Kündigen Arbeitnehmende, kommt der Sperrfristenschutz ebenfalls nicht zur Anwendung. Dies gilt jedoch wiederum nur, wenn die Kündigung den Arbeitnehmenden nicht aufgezwungen oder sie ihnen nicht zur Vermeidung einer Entlassung nahegelegt wurde.

Vorbeugende Massnahmen bei Vertragsabschluss

Schon bei der Ausarbeitung und dem Abschluss eines Arbeitsvertrages können Massnahmen ergriffen werden, um der ungewollten Verlängerung der Arbeitsverhältnisse und dem Missbrauch des Sperrfristenschutzes entgegenzuwirken.

Keine bestimmten Kündigungstermine

Bei einer ordentlichen Kündigung durch die Arbeitgebenden können übermässige Verlängerungen des Arbeitsverhältnisses trotz kurzer Krankheit verhindert werden, indem in den Arbeitsverträgen die Kündigung ohne einen bestimmten Kündigungstermin vereinbart wird. Dadurch verlängern sich Arbeitsverhältnisse jeweils exakt um die Anzahl der Krankheits-/Unfalltage und nicht z.B. auf das nächste Monatsende. Nachteil bei dieser Lösung kann sein, dass Arbeitsverhältnisse an beliebigen Daten enden können, was die Planbarkeit für die Vertragsparteien erschweren kann.

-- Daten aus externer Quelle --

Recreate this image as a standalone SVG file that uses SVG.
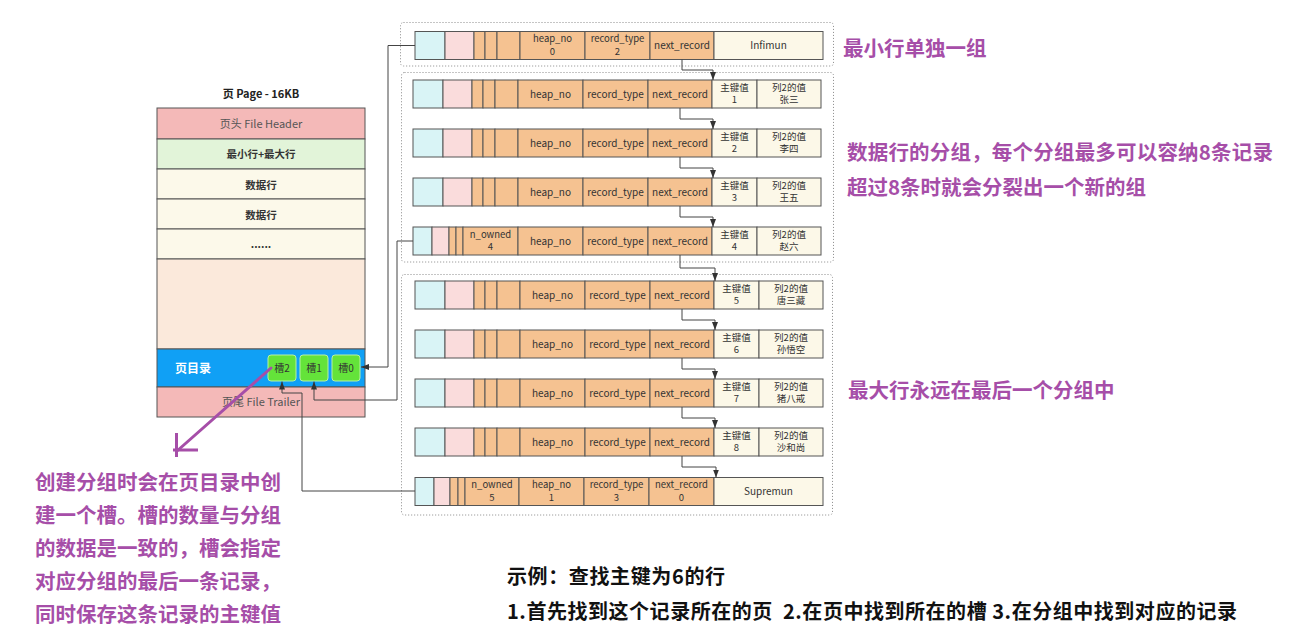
<svg xmlns="http://www.w3.org/2000/svg" xmlns:xlink="http://www.w3.org/1999/xlink" width="1292" height="642" viewBox="0 0 1292 642">
  <style>
    .cy { fill: #d9f4f6; stroke: #555; stroke-width: 1; }
    .pk { fill: #fadcdc; stroke: #555; stroke-width: 1; }
    .or { fill: #f5c291; stroke: #555; stroke-width: 1; }
    .cr { fill: #fcf8e8; stroke: #555; stroke-width: 1; }
    .grp { fill: none; stroke: #8a8a8a; stroke-width: 1; stroke-dasharray: 1 2; }
    .t { font-family: "Noto Sans CJK SC", "Noto Sans", sans-serif; font-size: 10px; fill: #333; text-anchor: middle; }
    .t2 { font-family: "Noto Sans CJK SC", "Noto Sans", sans-serif; font-size: 9.5px; fill: #333; text-anchor: middle; }
    .pg { stroke: #555; stroke-width: 1; }
    .pt { font-family: "Noto Sans CJK SC", "Noto Sans", sans-serif; font-size: 10.5px; fill: #333; text-anchor: middle; font-weight: bold; }
    .slot { fill: #64e33a; stroke: #b8f0a4; stroke-width: 1; }
    .conn { fill: none; stroke: #444; stroke-width: 1; }
    .note { font-family: "Noto Sans CJK SC", sans-serif; font-size: 20.5px; font-weight: bold; fill: #a64ea8; }
    .ex { font-family: "Noto Sans CJK SC", sans-serif; font-size: 20px; font-weight: bold; fill: #111; }
  </style>
  <defs>
    <marker id="ah" viewBox="0 0 8 6" refX="8" refY="3" markerWidth="8" markerHeight="6" orient="auto" markerUnits="userSpaceOnUse">
      <path d="M0,0 L8,3 L0,6 z" fill="#333"/>
    </marker>
    <!-- record header cells, plain data row -->
    <g id="cells-reg">
      <rect class="cy" x="0" y="0" width="30" height="28"/>
      <rect class="pk" x="30" y="0" width="29" height="28"/>
      <rect class="or" x="59" y="0" width="11" height="28"/>
      <rect class="or" x="70" y="0" width="12" height="28"/>
      <rect class="or" x="82" y="0" width="23" height="28"/>
      <rect class="or" x="105" y="0" width="65" height="28"/>
      <rect class="or" x="170" y="0" width="65" height="28"/>
      <rect class="or" x="235" y="0" width="64" height="28"/>
      <rect class="cr" x="299" y="0" width="45" height="28"/>
      <rect class="cr" x="344" y="0" width="64" height="28"/>
    </g>
    <!-- infimum row -->
    <g id="cells-inf">
      <rect class="cy" x="0" y="0" width="30" height="28"/>
      <rect class="pk" x="30" y="0" width="29" height="28"/>
      <rect class="or" x="59" y="0" width="11" height="28"/>
      <rect class="or" x="70" y="0" width="12" height="28"/>
      <rect class="or" x="82" y="0" width="23" height="28"/>
      <rect class="or" x="105" y="0" width="65" height="28"/>
      <rect class="or" x="170" y="0" width="65" height="28"/>
      <rect class="or" x="235" y="0" width="64" height="28"/>
      <rect class="cr" x="299" y="0" width="109" height="28"/>
    </g>
    <!-- last row of a group, carries n_owned -->
    <g id="cells-own">
      <rect class="cy" x="0" y="0" width="19" height="28"/>
      <rect class="pk" x="19" y="0" width="17" height="28"/>
      <rect class="or" x="36" y="0" width="7" height="28"/>
      <rect class="or" x="43" y="0" width="7" height="28"/>
      <rect class="or" x="50" y="0" width="55" height="28"/>
      <rect class="or" x="105" y="0" width="65" height="28"/>
      <rect class="or" x="170" y="0" width="65" height="28"/>
      <rect class="or" x="235" y="0" width="64" height="28"/>
      <rect class="cr" x="299" y="0" width="45" height="28"/>
      <rect class="cr" x="344" y="0" width="64" height="28"/>
    </g>
    <!-- supremum row -->
    <g id="cells-sup">
      <rect class="cy" x="0" y="0" width="19" height="28"/>
      <rect class="pk" x="19" y="0" width="16" height="28"/>
      <rect class="or" x="35" y="0" width="8" height="28"/>
      <rect class="or" x="43" y="0" width="7" height="28"/>
      <rect class="or" x="50" y="0" width="54" height="28"/>
      <rect class="or" x="104" y="0" width="65" height="28"/>
      <rect class="or" x="169" y="0" width="65" height="28"/>
      <rect class="or" x="234" y="0" width="65" height="28"/>
      <rect class="cr" x="299" y="0" width="109" height="28"/>
    </g>
  </defs>

  <rect x="0" y="0" width="1292" height="642" fill="#ffffff"/>

  <!-- page layout -->
  <g id="page">
    <text class="pt" x="261" y="98" style="font-size:11px;fill:#222">页 Page - 16KB</text>
    <rect class="pg" x="157" y="108" width="208" height="31" fill="#f4b9b8"/>
    <text class="t" x="261" y="128" style="font-size:11px;fill:#555">页头 File Header</text>
    <rect class="pg" x="157" y="139" width="208" height="30" fill="#e2f4d9"/>
    <text class="pt" x="261" y="158">最小行+最大行</text>
    <rect class="pg" x="157" y="169" width="208" height="30" fill="#fcf9ea"/>
    <text class="pt" x="261" y="189">数据行</text>
    <rect class="pg" x="157" y="199" width="208" height="30" fill="#fcf9ea"/>
    <text class="pt" x="261" y="219">数据行</text>
    <rect class="pg" x="157" y="229" width="208" height="30" fill="#fcf9ea"/>
    <text class="pt" x="261" y="248">......</text>
    <rect class="pg" x="157" y="259" width="208" height="90" fill="#fbe9db"/>
    <rect class="pg" x="157" y="349" width="208" height="38" fill="#10a0f5"/>
    <text class="pt" x="175" y="373" style="font-size:12px;fill:#fff;text-anchor:start">页目录</text>
    <rect class="pg" x="157" y="387" width="208" height="30" fill="#f4b9b8"/>
    <text class="t" x="261" y="406" style="font-size:11px;fill:#555">页尾 File Trailer</text>
  </g>
  <g id="slot-2">
    <rect class="slot" x="268" y="355" width="28" height="26" rx="3"/>
    <text class="t" x="282" y="372">槽2</text>
  </g>
  <g id="slot-1">
    <rect class="slot" x="300" y="355" width="28" height="26" rx="3"/>
    <text class="t" x="314" y="372">槽1</text>
  </g>
  <g id="slot-0">
    <rect class="slot" x="332" y="355" width="28" height="26" rx="3"/>
    <text class="t" x="346" y="372">槽0</text>
  </g>

  <!-- record groups -->
  <g id="group-min"><rect class="grp" x="400.5" y="22.5" width="433" height="43.5" rx="3"/></g>
  <g id="group-data"><rect class="grp" x="401.5" y="72.5" width="432" height="189.5" rx="3"/></g>
  <g id="group-max"><rect class="grp" x="401.5" y="274.5" width="431" height="240.5" rx="3"/></g>

  <g id="rec-infimum" transform="translate(415,31.5)">
    <use xlink:href="#cells-inf"/>
    <text class="t2" x="137.5" y="10.5">heap_no</text><text class="t2" x="137.5" y="23">0</text>
    <text class="t2" x="202.5" y="10.5">record_type</text><text class="t2" x="202.5" y="23">2</text>
    <text class="t" x="267" y="17.5">next_record</text>
    <text class="t" x="353.5" y="17.5">Infimun</text>
  </g>

  <g id="rec-1" transform="translate(413,80)">
    <use xlink:href="#cells-reg"/>
    <text class="t" x="137.5" y="17.5">heap_no</text>
    <text class="t" x="202.5" y="17.5">record_type</text>
    <text class="t" x="267" y="17.5">next_record</text>
    <text class="t2" x="321.5" y="10.5">主键值</text><text class="t2" x="321.5" y="23">1</text>
    <text class="t2" x="376" y="10.5">列2的值</text><text class="t2" x="376" y="23">张三</text>
  </g>
  <g id="rec-2" transform="translate(413,129)">
    <use xlink:href="#cells-reg"/>
    <text class="t" x="137.5" y="17.5">heap_no</text>
    <text class="t" x="202.5" y="17.5">record_type</text>
    <text class="t" x="267" y="17.5">next_record</text>
    <text class="t2" x="321.5" y="10.5">主键值</text><text class="t2" x="321.5" y="23">2</text>
    <text class="t2" x="376" y="10.5">列2的值</text><text class="t2" x="376" y="23">李四</text>
  </g>
  <g id="rec-3" transform="translate(413,178)">
    <use xlink:href="#cells-reg"/>
    <text class="t" x="137.5" y="17.5">heap_no</text>
    <text class="t" x="202.5" y="17.5">record_type</text>
    <text class="t" x="267" y="17.5">next_record</text>
    <text class="t2" x="321.5" y="10.5">主键值</text><text class="t2" x="321.5" y="23">3</text>
    <text class="t2" x="376" y="10.5">列2的值</text><text class="t2" x="376" y="23">王五</text>
  </g>
  <g id="rec-4" transform="translate(413,227)">
    <use xlink:href="#cells-own"/>
    <text class="t2" x="77.5" y="10.5">n_owned</text><text class="t2" x="77.5" y="23">4</text>
    <text class="t" x="137.5" y="17.5">heap_no</text>
    <text class="t" x="202.5" y="17.5">record_type</text>
    <text class="t" x="267" y="17.5">next_record</text>
    <text class="t2" x="321.5" y="10.5">主键值</text><text class="t2" x="321.5" y="23">4</text>
    <text class="t2" x="376" y="10.5">列2的值</text><text class="t2" x="376" y="23">赵六</text>
  </g>

  <g id="rec-5" transform="translate(415,281)">
    <use xlink:href="#cells-reg"/>
    <text class="t" x="137.5" y="17.5">heap_no</text>
    <text class="t" x="202.5" y="17.5">record_type</text>
    <text class="t" x="267" y="17.5">next_record</text>
    <text class="t2" x="321.5" y="10.5">主键值</text><text class="t2" x="321.5" y="23">5</text>
    <text class="t2" x="376" y="10.5">列2的值</text><text class="t2" x="376" y="23">唐三藏</text>
  </g>
  <g id="rec-6" transform="translate(415,330)">
    <use xlink:href="#cells-reg"/>
    <text class="t" x="137.5" y="17.5">heap_no</text>
    <text class="t" x="202.5" y="17.5">record_type</text>
    <text class="t" x="267" y="17.5">next_record</text>
    <text class="t2" x="321.5" y="10.5">主键值</text><text class="t2" x="321.5" y="23">6</text>
    <text class="t2" x="376" y="10.5">列2的值</text><text class="t2" x="376" y="23">孙悟空</text>
  </g>
  <g id="rec-7" transform="translate(415,379)">
    <use xlink:href="#cells-reg"/>
    <text class="t" x="137.5" y="17.5">heap_no</text>
    <text class="t" x="202.5" y="17.5">record_type</text>
    <text class="t" x="267" y="17.5">next_record</text>
    <text class="t2" x="321.5" y="10.5">主键值</text><text class="t2" x="321.5" y="23">7</text>
    <text class="t2" x="376" y="10.5">列2的值</text><text class="t2" x="376" y="23">猪八戒</text>
  </g>
  <g id="rec-8" transform="translate(415,428)">
    <use xlink:href="#cells-reg"/>
    <text class="t" x="137.5" y="17.5">heap_no</text>
    <text class="t" x="202.5" y="17.5">record_type</text>
    <text class="t" x="267" y="17.5">next_record</text>
    <text class="t2" x="321.5" y="10.5">主键值</text><text class="t2" x="321.5" y="23">8</text>
    <text class="t2" x="376" y="10.5">列2的值</text><text class="t2" x="376" y="23">沙和尚</text>
  </g>
  <g id="rec-supremum" transform="translate(415,477.5)">
    <use xlink:href="#cells-sup"/>
    <text class="t2" x="77" y="10.5">n_owned</text><text class="t2" x="77" y="23">5</text>
    <text class="t2" x="136.5" y="10.5">heap_no</text><text class="t2" x="136.5" y="23">1</text>
    <text class="t2" x="201.5" y="10.5">record_type</text><text class="t2" x="201.5" y="23">3</text>
    <text class="t2" x="266.5" y="10.5">next_record</text><text class="t2" x="266.5" y="23">0</text>
    <text class="t" x="353.5" y="17.5">Supremun</text>
  </g>

  <!-- connectors -->
  <g id="connectors">
    <path class="conn" d="M682,59.5 V70 H713 V80" marker-end="url(#ah)"/>
    <path class="conn" d="M680,108 V119 H713 V129" marker-end="url(#ah)"/>
    <path class="conn" d="M680,157 V168 H713 V178" marker-end="url(#ah)"/>
    <path class="conn" d="M680,206 V217 H713 V227" marker-end="url(#ah)"/>
    <path class="conn" d="M680,255 V268 H715 V281" marker-end="url(#ah)"/>
    <path class="conn" d="M682,309 V320 H715 V330" marker-end="url(#ah)"/>
    <path class="conn" d="M682,358 V369 H715 V379" marker-end="url(#ah)"/>
    <path class="conn" d="M682,407 V418 H715 V428" marker-end="url(#ah)"/>
    <path class="conn" d="M682,456 V467 H716 V477.5" marker-end="url(#ah)"/>
    <path class="conn" d="M415,45.5 H388 V367 H361" marker-end="url(#ah)"/>
    <path class="conn" d="M413,241 H397 V400 H314 V381.5" marker-end="url(#ah)"/>
    <path class="conn" d="M415,491 H302 V393 H282 V381.5" marker-end="url(#ah)"/>
    <!-- hand-drawn pointer from slot 2 to the note -->
    <path d="M271,368 L177,451" fill="none" stroke="#a64ea8" stroke-width="3" stroke-linecap="round"/>
    <path d="M176.5,433 V457 M173,450 H198" fill="none" stroke="#a64ea8" stroke-width="3"/>
  </g>

  <!-- notes -->
  <g id="notes">
    <text class="note" x="843" y="56">最小行单独一组</text>
    <text class="note" x="847" y="160" textLength="426" lengthAdjust="spacing">数据行的分组，每个分组最多可以容纳8条记录</text>
    <text class="note" x="847" y="195">超过8条时就会分裂出一个新的组</text>
    <text class="note" x="848" y="398">最大行永远在最后一个分组中</text>
    <text class="note" x="35" y="490">创建分组时会在页目录中创</text>
    <text class="note" x="35" y="523">建一个槽。槽的数量与分组</text>
    <text class="note" x="35" y="556">的数据是一致的，槽会指定</text>
    <text class="note" x="35" y="589">对应分组的最后一条记录，</text>
    <text class="note" x="35" y="622">同时保存这条记录的主键值</text>
    <text class="ex" x="507" y="584" textLength="218" lengthAdjust="spacing">示例：查找主键为6的行</text>
    <text class="ex" x="507" y="619" textLength="730" lengthAdjust="spacing" xml:space="preserve">1.首先找到这个记录所在的页  2.在页中找到所在的槽 3.在分组中找到对应的记录</text>
  </g>
</svg>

Arztzeugnis ab erstem Krankheitstag und Vertrauensarzt

Ein Mittel, um einem allfälligen Missbrauch des Sperrfristenschutzes vorzubeugen kann sein, dass im Arbeitsvertrag festgehalten wird, dass Arztzeugnisse ab dem ersten Krankheitstag bei den Arbeitgebenden eingereicht werden müssen. Zweifelt man an der Krankheit der Arbeitnehmenden kann verlangt werden, dass eine Untersuchung bei einem sogenannten Vertrauensarzt oder einer Vertrauensärztin vorgenommen wird. Dort wird die Arbeitsunfähigkeit durch eine unabhängige Person überprüft.

Fazit

Der Sperrfristenschutz nach Art. 336c OR ist in der Praxis allgegenwärtig und birgt durchaus Missbrauchspotenzial. Sowohl einseitige (fristlose Kündigung) und auch zweiseitige (Aufhebungsvereinbarung) Massnahmen zur Beendigung eines Arbeitsvertrags können rechtlich heikel und mit Risiken verbunden sein. Die Erfahrung zeigt, eine umsichtige Vertragsgestaltung und insbesondere die umsichtige Beratung vor einer Kündigung sind der Schlüssel. Sie können aufwendige Auseinandersetzungen ersparen und entschärfen für sämtliche Parteien das Potential für Unsicherheit und Missbräuche im Zusammenhang mit Sperrfristen.